While reading an article within the academic research section of the guide titled “Asian Pacific Americans with Disabilities: Our Stories, Our Lives,” Pandey said she began to reflect on her experiences and how the model minority myth makes it difficult for disabled Asian Americans to access disability services.
Pandey recalls having connected with a student who was failing her course because her professor refused to provide her with captions and transcripts. Pandey sent her the resource guide, as she believes that the guide can show people that such accommodations aren’t an unfair boundary, but rather a way of ensuring equity.

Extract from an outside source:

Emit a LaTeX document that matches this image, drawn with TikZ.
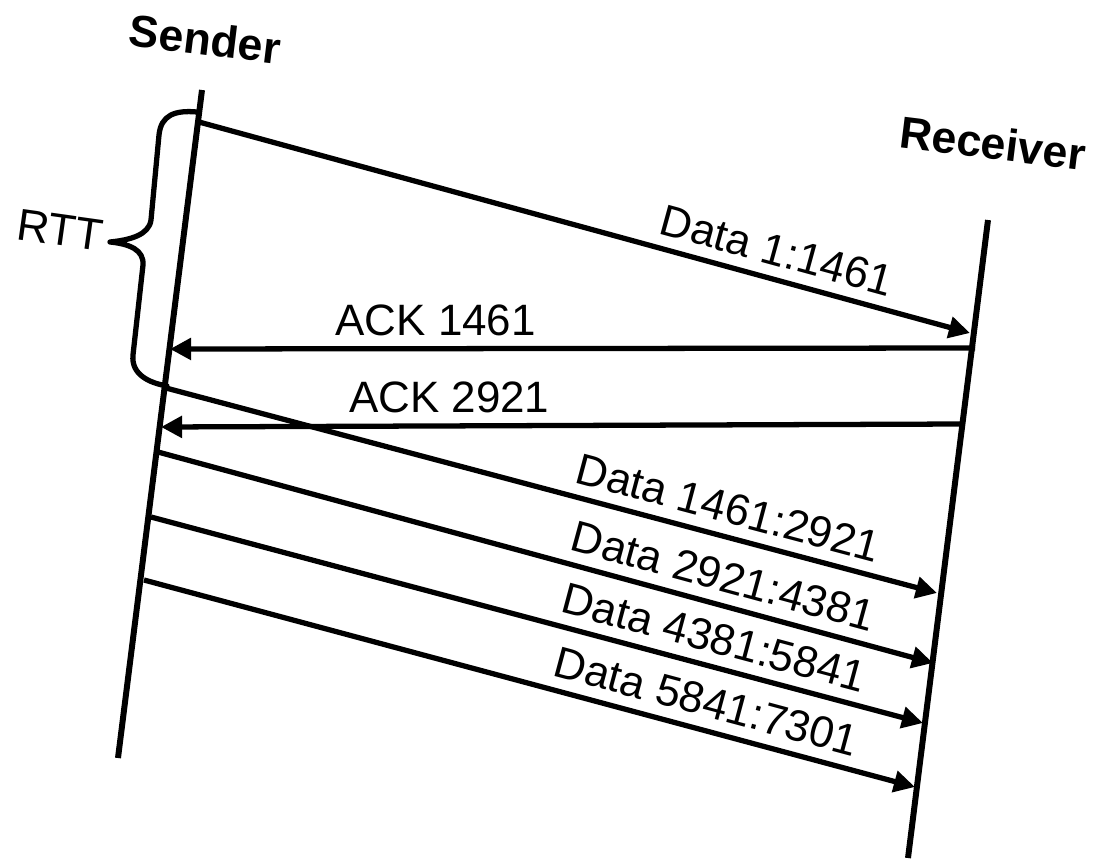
\documentclass[tikz,border=0pt]{standalone}
\usepackage{fontspec}
\setmainfont{Liberation Sans}
\usetikzlibrary{arrows.meta}

\begin{document}
\begin{tikzpicture}[
  x=0.02cm, y=-0.02cm,
  actor/.style={font=\fontsize{25.5}{30}\selectfont\bfseries, inner sep=0pt},
  lifeline/.style={line width=3.4pt},
  arrow/.style={-{Triangle[length=12pt, width=12pt]}, line width=3pt},
  msglabel/.style={font=\fontsize{25}{30}\selectfont, inner sep=0pt, above=6pt},
  brace/.style={line width=3pt, line join=round, line cap=round}
]
\useasboundingbox (0,0) rectangle (1099,862);

% actors
\node[actor, rotate=-7] (sender) at (205,39) {Sender};
\node[actor, rotate=-7] (receiver) at (993,143) {Receiver};

% lifelines
\coordinate (s top) at (202,90);
\coordinate (s bot) at (118,758);
\coordinate (r top) at (988,220);
\coordinate (r bot) at (908,858);
\draw[lifeline] (s top) -- (s bot);
\draw[lifeline] (r top) -- (r bot);

% message end points
\coordinate (s1) at (199,122);  \coordinate (r1) at (970,333);
\coordinate (s2) at (170,349);  \coordinate (r2) at (975,348);
\coordinate (s3) at (161,427);  \coordinate (r3) at (962,424);
\coordinate (s4) at (166,388);  \coordinate (r4) at (937,593);
\coordinate (s5) at (158,452);  \coordinate (r5) at (933,663);
\coordinate (s6) at (151,517);  \coordinate (r6) at (923,723);
\coordinate (s7) at (144,580);  \coordinate (r7) at (915,787);

\draw[arrow] (s1) -- node[msglabel, sloped, pos=0.74] {Data 1:1461} (r1);
\draw[arrow] (r2) -- node[msglabel, pos=0.67] {ACK 1461} (s2);
\draw[arrow] (r3) -- node[msglabel, pos=0.64] {ACK 2921} (s3);
\draw[arrow] (s4) -- node[msglabel, sloped, pos=0.72] {Data 1461:2921} (r4);
\draw[arrow] (s5) -- node[msglabel, sloped, pos=0.72] {Data 2921:4381} (r5);
\draw[arrow] (s6) -- node[msglabel, sloped, pos=0.72] {Data 4381:5841} (r6);
\draw[arrow] (s7) -- node[msglabel, sloped, pos=0.72] {Data 5841:7301} (r7);

% RTT brace
\node[font=\fontsize{25.5}{30}\selectfont, rotate=-8] (rtt) at (60,230) {RTT};
\draw[brace] (197,112) .. controls (175,110) and (161,115) .. (159,135)
  -- (151,220) .. controls (149,235) and (130,240) .. (110,242)
  .. controls (130,244) and (144,250) .. (143,265)
  -- (133,355) .. controls (131,375) and (150,383) .. (167,386);

\end{tikzpicture}
\end{document}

“I think that this guide [can] help her go to those professors and say ‘This is some evidence of what I need, why I need it, and why it’s important.’ She’s going to reach out to a few of the communities [in the guide] because you need to have people stand with you, you need to have outside advice when you’re in those kinds of situations. Otherwise, you can feel so ostracized,” said Pandey.
Lee said that finding community, such as Crohn’s and IBD circles, helped her accept her disability. Although she appreciated meeting the community and talking about her disability, she started feeling alone in her experiences because she was often the only Asian American in those spaces. She couldn’t talk with the familial pressures she experienced, and she internalized the idea that she had to speak about her identities separately to be accepted and validated by the larger community.
“A part of what this resource guide aims to do is to show that it is not only okay and accepted to embrace multiple identities, but that it’s actually more powerful to see how these identities engage with one another. [It] aims to show that these aren’t two separate conversations, but actually, when you put them together, you realize that they actually inform one another,” said Lee.
Lee said that over the past few months, various advocates, schools, and communities have said that AADI’s work has made them feel more comfortable in their identities. She said that it’s important for disabled people of color to take up space because there may be people out there who aren’t ready to talk about their disabilities and speak up on their own.
“Maybe by reading our resource guide, they will feel even marginally empowered, or feel seen in their multiple identities and know that they are not alone in their journey. The real success and joy for me in having a disabled Asian American community has been finding solidarity within other people. And to know that we are not alone in our struggle and that every day we’re taking one step forward in the fight for disability justice, but also justice for Asian Americans,” said Lee.